Lothar Bisky: «Die Linke sta con il Prc»
di Alessandro Braga
su Il Manifesto del 10/03/2009

Lothar Bisky, fondatore in Germania (insieme a Oskar Lafontaine) di Die Linke, è anche presidente della Sinistra europea. Sabato scorso è stato a Milano, al teatro Carcano, per un incontro in cui si discuteva su come uscire dalla crisi da sinistra, insieme al segretario di Rifondazione comunista Paolo Ferrero.
La sua presenza qui vuol dire che come Die Linke appoggiate per le elezioni europee Rifondazione comunista?
Sono qui perché Rifondazione comunista mi ha invitato. Il Prc è membro della Sinistra europea, di cui io sono presidente. Quindi è ovvio che appoggi la loro campagna elettorale.
Ma la scorsa settimana a Berlino ha incontrato anche Nichi Vendola. Cosa vi siete detti?
Come presidente di Sinistra europea ho necessariamente relazioni, diciamo 'istituzionali', anche con le altre sinistre. E in quest'ottica incontro tutti. Ma in Europa rispetto alla Sinistra europea ci sono partiti membri e partiti osservatori. Il Prc fa parte del nostro gruppo, io appoggio il loro lavoro e mi auguro che il risultato elettorale di giugno sia il migliore possibile. E per questo vorrei aggiungere una 'preghiera' ai politici italiani di sinistra.
Prego.
Chiedo che non ci lascino a Bruxelles soli con la destra italiana. Serve qualcuno che la conosca bene per fronteggiarla anche in Europa.

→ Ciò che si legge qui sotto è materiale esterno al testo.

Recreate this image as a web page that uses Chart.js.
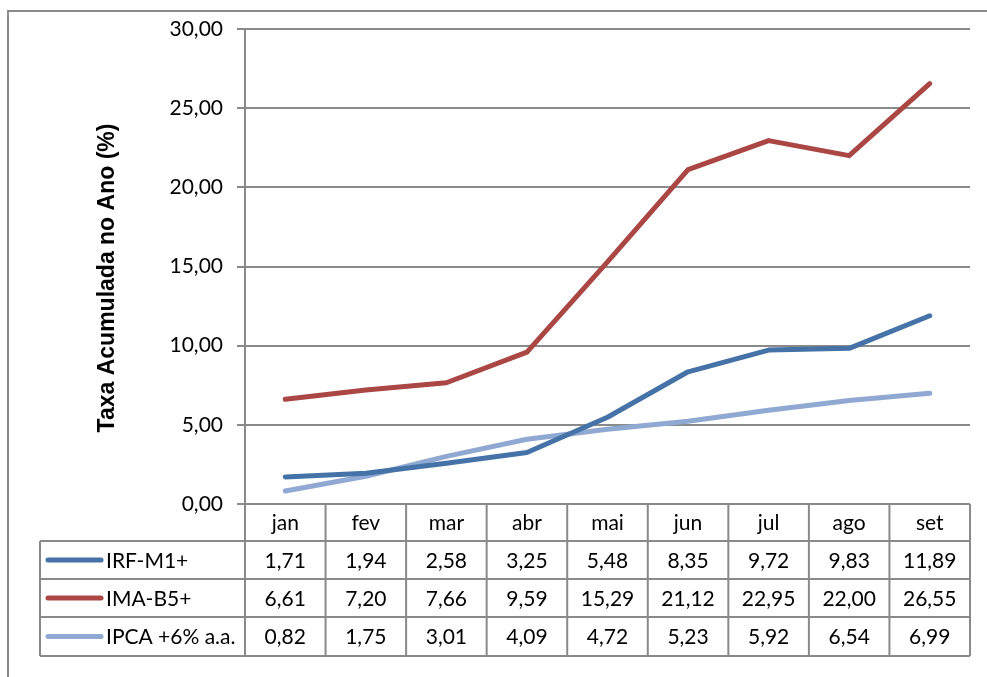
<!DOCTYPE html>
<html>
<head>
<meta charset="utf-8">
<script src="https://cdn.jsdelivr.net/npm/chart.js@4.4.0/dist/chart.umd.min.js"></script>
<style>
html,body{margin:0;padding:0;background:#fff;}
#wrap{width:987px;height:677px;position:relative;}
canvas{display:block;}
</style>
</head>
<body>
<div id="wrap"><canvas id="c" width="987" height="677"></canvas></div>
<script>
const categories = ["jan","fev","mar","abr","mai","jun","jul","ago","set"];
const irfM1 = [1.71,1.94,2.58,3.25,5.48,8.35,9.72,9.83,11.89];
const imaB5 = [6.61,7.20,7.66,9.59,15.29,21.12,22.95,22.00,26.55];
const ipca6 = [0.82,1.75,3.01,4.09,4.72,5.23,5.92,6.54,6.99];
const seriesNames = ["IRF-M1+","IMA-B5+","IPCA +6% a.a."];
const yTicks = [0,5,10,15,20,25,30];
const yTitle = "Taxa Acumulada no Ano (%)";

const colors = ["#4572A7","#AA4643","#8FA9D2"];
const FONT = "Lato, 'Open Sans', sans-serif";
const TITLE_FONT = "bold 23px 'Liberation Sans', Arial, sans-serif";
const FS = 21;
const gridColor = "#8a8a8a";
const fmt = v => v.toFixed(2).replace(".", ",");

const seriesData = [irfM1, imaB5, ipca6];

const tablePlugin = {
  id: "tablePlugin",
  beforeDraw(chart) {
    const ctx = chart.ctx;
    ctx.save();
    ctx.fillStyle = "#fff";
    ctx.fillRect(0,0,chart.width,chart.height);
    ctx.strokeStyle = "#8a8a8a";
    ctx.lineWidth = 2;
    ctx.beginPath();
    ctx.moveTo(8, chart.height);
    ctx.lineTo(8, 11);
    ctx.lineTo(chart.width, 11);
    ctx.stroke();
    ctx.restore();
  },
  afterDraw(chart) {
    const ctx = chart.ctx;
    const xs = chart.scales.x;
    const area = chart.chartArea;
    const n = categories.length;
    const cw = (area.right - area.left) / n;
    const top = area.bottom;
    const rowH = [37, 38, 38, 39];
    const ys = [top];
    rowH.forEach(h => ys.push(ys[ys.length-1] + h));
    const legLeft = 40;
    ctx.save();
    ctx.save();
    ctx.translate(114, 278);
    ctx.rotate(-Math.PI / 2);
    ctx.font = TITLE_FONT;
    ctx.fillStyle = "#000";
    ctx.textAlign = "center";
    ctx.textBaseline = "alphabetic";
    ctx.fillText(yTitle, 0, 0);
    ctx.restore();

    ctx.strokeStyle = "#8a8a8a";
    ctx.lineWidth = 2;
    ctx.beginPath();
    ctx.moveTo(area.left, ys[0]); ctx.lineTo(area.right, ys[0]);
    for (let r = 1; r < ys.length; r++) {
      ctx.moveTo(legLeft, ys[r]); ctx.lineTo(area.right, ys[r]);
    }
    for (let i = 0; i <= n; i++) {
      const x = area.left + i * cw;
      ctx.moveTo(x, ys[0]); ctx.lineTo(x, ys[ys.length-1]);
    }
    ctx.moveTo(legLeft, ys[1]); ctx.lineTo(legLeft, ys[ys.length-1]);
    ctx.stroke();

    ctx.fillStyle = "#000";
    ctx.font = FS + "px " + FONT;
    ctx.textAlign = "center";
    ctx.textBaseline = "middle";
    categories.forEach((c, i) => {
      const x = xs.getPixelForValue(i);
      ctx.fillText(c, x, (ys[0] + ys[1]) / 2 + 1);
    });
    seriesData.forEach((arr, r) => {
      const cy = (ys[r+1] + ys[r+2]) / 2 + 1;
      arr.forEach((v, i) => {
        ctx.fillText(fmt(v), xs.getPixelForValue(i), cy);
      });
      ctx.strokeStyle = colors[r];
      ctx.lineWidth = 5;
      ctx.lineCap = "round";
      ctx.beginPath();
      ctx.moveTo(48, cy - 1); ctx.lineTo(101, cy - 1);
      ctx.stroke();
      ctx.textAlign = "left";
      ctx.fillText(seriesNames[r], 106, cy);
      ctx.textAlign = "center";
    });
    ctx.restore();
  }
};

new Chart(document.getElementById("c"), {
  type: "line",
  data: {
    labels: categories,
    datasets: seriesData.map((d, i) => ({
      label: seriesNames[i],
      data: d,
      borderColor: colors[i],
      backgroundColor: colors[i],
      borderWidth: 5,
      pointRadius: 0,
      borderCapStyle: "round",
      borderJoinStyle: "round",
      tension: 0,
      fill: false
    }))
  },
  options: {
    responsive: false,
    devicePixelRatio: 1,
    animation: false,
    layout: { padding: { left: 0, right: 17, top: 29, bottom: 173 } },
    plugins: { legend: { display: false }, tooltip: { enabled: false } },
    scales: {
      x: { display: false, offset: true },
      y: {
        min: 0, max: 30,
        afterBuildTicks(scale) { scale.ticks = yTicks.map(v => ({ value: v })); },
        afterFit(scale) { scale.width = 245; },
        border: { display: true, color: gridColor, width: 2 },
        grid: { color: gridColor, lineWidth: 2, tickLength: 8, drawTicks: true },
        ticks: {
          color: "#000",
          font: { family: FONT, size: FS },
          padding: 14,
          callback: v => fmt(v)
        },
        title: { display: false, text: yTitle }
      }
    }
  },
  plugins: [tablePlugin]
});
</script>
</body>
</html>
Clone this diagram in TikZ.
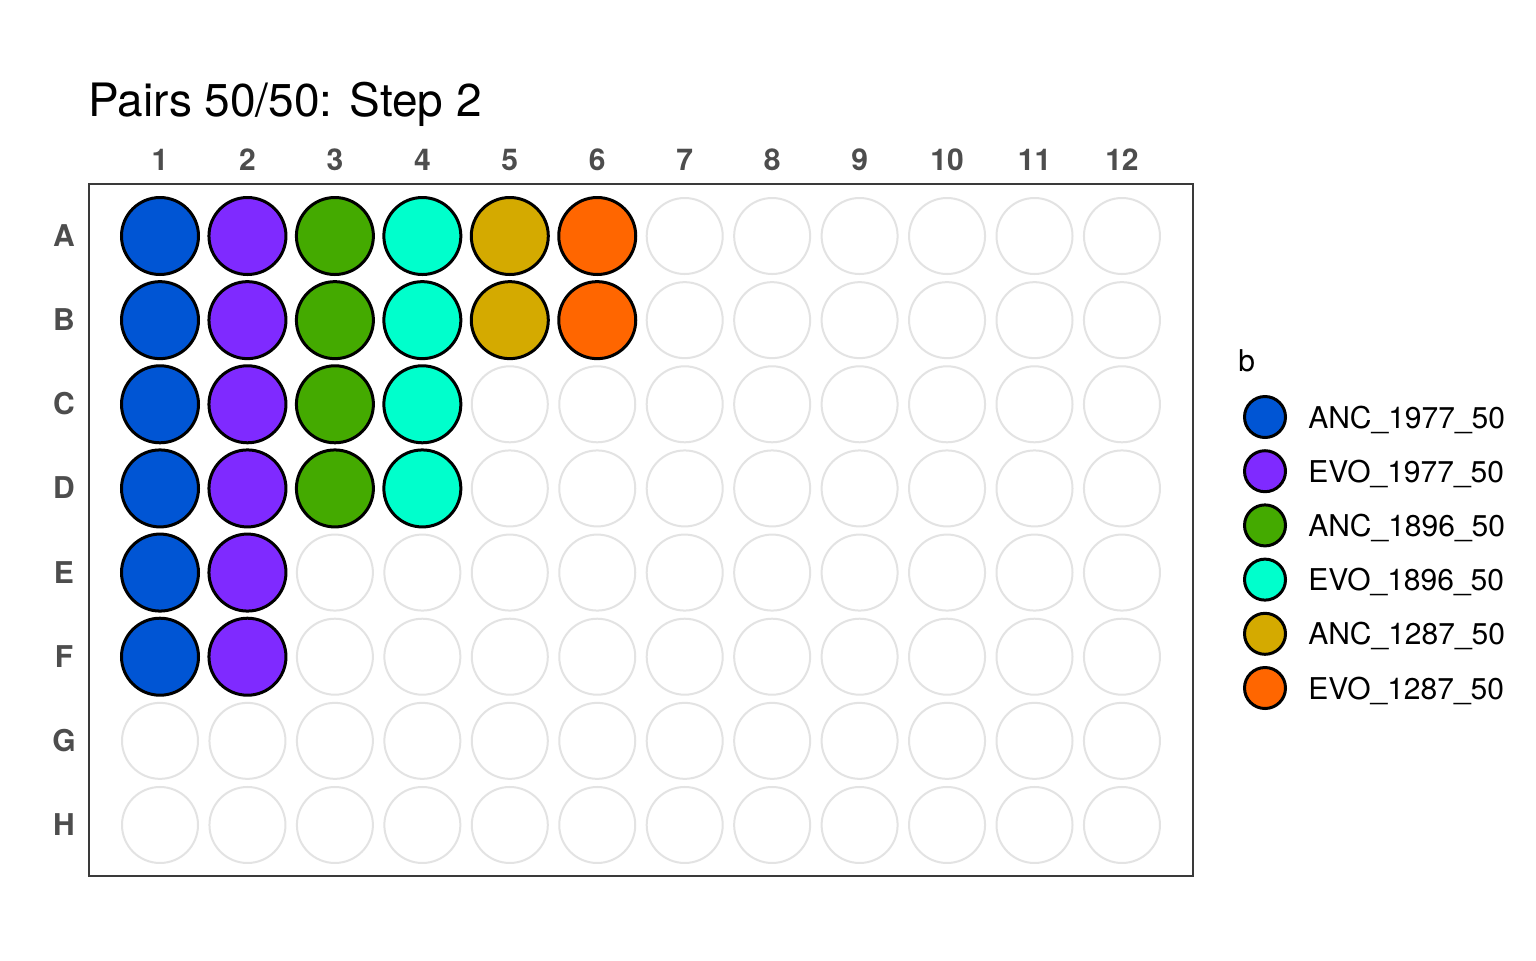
\documentclass[tikz,border=0pt]{standalone}
\usepackage{fontspec}
\setmainfont{TeX Gyre Heros}
\definecolor{cANCa}{HTML}{0055D4}
\definecolor{cEVOa}{HTML}{7F2AFF}
\definecolor{cANCb}{HTML}{44AA00}
\definecolor{cEVOb}{HTML}{00FFCC}
\definecolor{cANCc}{HTML}{D4AA00}
\definecolor{cEVOc}{HTML}{FF6600}
\definecolor{axgray}{HTML}{4D4D4D}
\definecolor{framegray}{HTML}{3A3A3A}
\definecolor{wellgray}{HTML}{E3E3E3}
\begin{document}
\begin{tikzpicture}[x=0.5pt,y=-0.5pt,
  emptywell/.style={circle,draw=wellgray,line width=1pt,fill=white,minimum size=38pt,inner sep=0pt},
  fullwell/.style={circle,draw=black,line width=1.5pt,minimum size=38.5pt,inner sep=0pt},
  legwell/.style={circle,draw=black,line width=1.5pt,minimum size=20.5pt,inner sep=0pt},
  collab/.style={anchor=base,inner sep=0pt,text=axgray,font=\fontsize{15}{18}\selectfont\bfseries},
  rowlab/.style={anchor=base,inner sep=0pt,text=axgray,font=\fontsize{15}{18}\selectfont\bfseries},
  leglab/.style={anchor=base west,inner sep=0pt,font=\fontsize{15}{18}\selectfont},
  titletext/.style={anchor=base west,inner sep=0pt,font=\fontsize{23}{27}\selectfont}]
\useasboundingbox[fill=white] (0,0) rectangle (1536,960);
\node[titletext] (title) at (88,116) {Pairs 50/50: Step 2};
\draw[framegray,line width=1pt] (89,184) rectangle (1193,876);
% column labels
\foreach \c in {1,...,12}{
  \pgfmathsetmacro{\xx}{160+(\c-1)*87.45}
  \node[collab] (col\c) at (\xx,170) {\c};
}
% row labels
\foreach \r/\L in {1/A,2/B,3/C,4/D,5/E,6/F,7/G,8/H}{
  \pgfmathsetmacro{\yy}{236+(\r-1)*84.14}
  \node[rowlab] (row\L) at (64,\yy+10.5) {\L};
}
% empty wells
\foreach \r in {1,...,8}{
  \foreach \c in {1,...,12}{
    \pgfmathsetmacro{\xx}{160+(\c-1)*87.45}
    \pgfmathsetmacro{\yy}{236+(\r-1)*84.14}
    \node[emptywell] (w\r-\c) at (\xx,\yy) {};
  }
}
% filled wells
\foreach \r/\c/\col in {1/1/cANCa,2/1/cANCa,3/1/cANCa,4/1/cANCa,5/1/cANCa,6/1/cANCa,
  1/2/cEVOa,2/2/cEVOa,3/2/cEVOa,4/2/cEVOa,5/2/cEVOa,6/2/cEVOa,
  1/3/cANCb,2/3/cANCb,3/3/cANCb,4/3/cANCb,
  1/4/cEVOb,2/4/cEVOb,3/4/cEVOb,4/4/cEVOb,
  1/5/cANCc,2/5/cANCc,1/6/cEVOc,2/6/cEVOc}{
  \pgfmathsetmacro{\xx}{160+(\c-1)*87.45}
  \pgfmathsetmacro{\yy}{236+(\r-1)*84.14}
  \node[fullwell,fill=\col] (f\r-\c) at (\xx,\yy) {};
}
% legend
\node[anchor=base west,inner sep=0pt,font=\fontsize{15}{18}\selectfont] (legtitle) at (1238,371) {b};
\foreach \i/\col/\txt in {0/cANCa/ANC\_1977\_50,1/cEVOa/EVO\_1977\_50,2/cANCb/ANC\_1896\_50,3/cEVOb/EVO\_1896\_50,4/cANCc/ANC\_1287\_50,5/cEVOc/EVO\_1287\_50}{
  \pgfmathsetmacro{\yy}{417+\i*54.2}
  \node[legwell,fill=\col] (lk\i) at (1265,\yy) {};
  \node[leglab] (ll\i) at (1308,\yy+11) {\txt};
}
\end{tikzpicture}
\end{document}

Per farlo bisogna riuscire ad essere eletti. Voi siete in costante crescita di consensi, qui in Italia non si può dire lo stesso.
Con Die Linke siamo riusciti a cambiare la costellazione dei partiti in Germania. Mentre i partiti più grossi perdono consensi noi siamo i più forti all'est e anche all'ovest riusciamo a raggiungere sempre almeno il 5%. Per questo puntiamo, nelle elezioni per il Bundestag di settembre, al 10%. Abbiamo buone speranze, la popolazione ci vede come una forza che denuncia i tagli sociali, porta avanti le lotte, insomma che fa opposizione. Tra la gente, anche tra chi non ci vota, ormai c'è un nuovo modo di dire, di cui siamo davvero felici: «Die Linke dice ciò che è». Vuol dire che siamo credibili.
In Italia c'è stata anche la proposta di una lista unitaria. Come la vede?
Guardi, una proposta del genere avrei potuto farla pure io. Ma preferisco non immischiarmi in affari italiani, che non conosco fino in fondo, e lascio a voi la possibilità di trovare una soluzione.